Industrialisasi merupakan suatu condition sine quanon keberhasilan dibidang ekonomi, tetapi pertumbuhan industri ini mengundang resiko yang besar terhadap dampak lingkungan. Oleh karena itu, munculnya industri di suatu kawasan mengundang sorotan dan kritikan dari masyarakat. Yang dipermasalahkan adalah dampak negatif limbahnya yang harus diantisipasi untuk kesehatan masyarakat.

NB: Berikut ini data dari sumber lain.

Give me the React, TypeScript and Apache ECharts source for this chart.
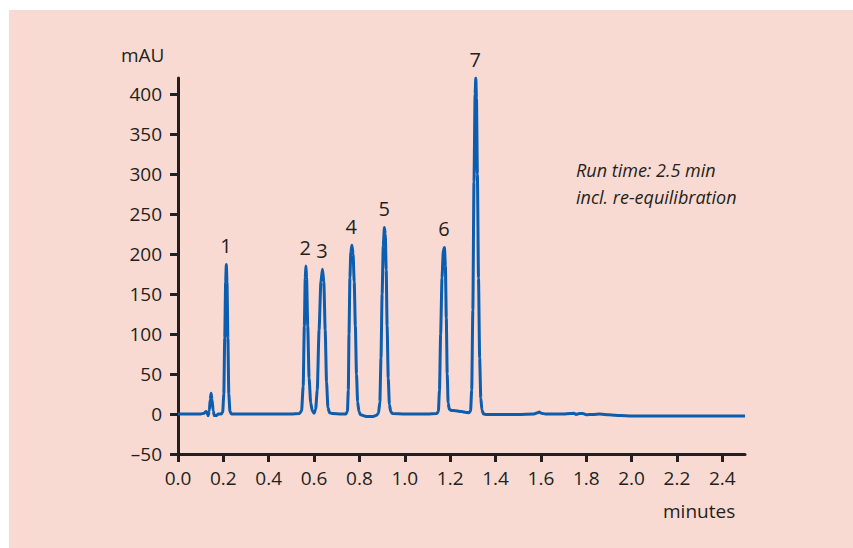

Kemampuan manusia untuk mengubah atau memodifikasi kualitas lingkungannya tergantung pada taraf sosial budayanya. Masyarakat yang masih primitif hanya mampu mebuka hutan semampunya untuk memberi perlindungan terhadap pada masyarakat. Sebaliknya masyarakat maju sosial budayanya dapat mengubah lingkungan hidup sampai taraf yang irreversible. Perilaku masyarakat ini menentukan gaya hidup tersendiri yang akan menciptakan lingkungan yang sesuai dengan yang di inginkannya mengakibatkan timbulnya penyakit.

Dengan demikian permasalahan kesehatan masyarakat merupakan hal yang kompleks dan usaha pemecahan masalah kesehatan masyarakat merupakan upaya menghilangkan penyebab-penyebab secara rasional, sistematis dan berkelanjutan.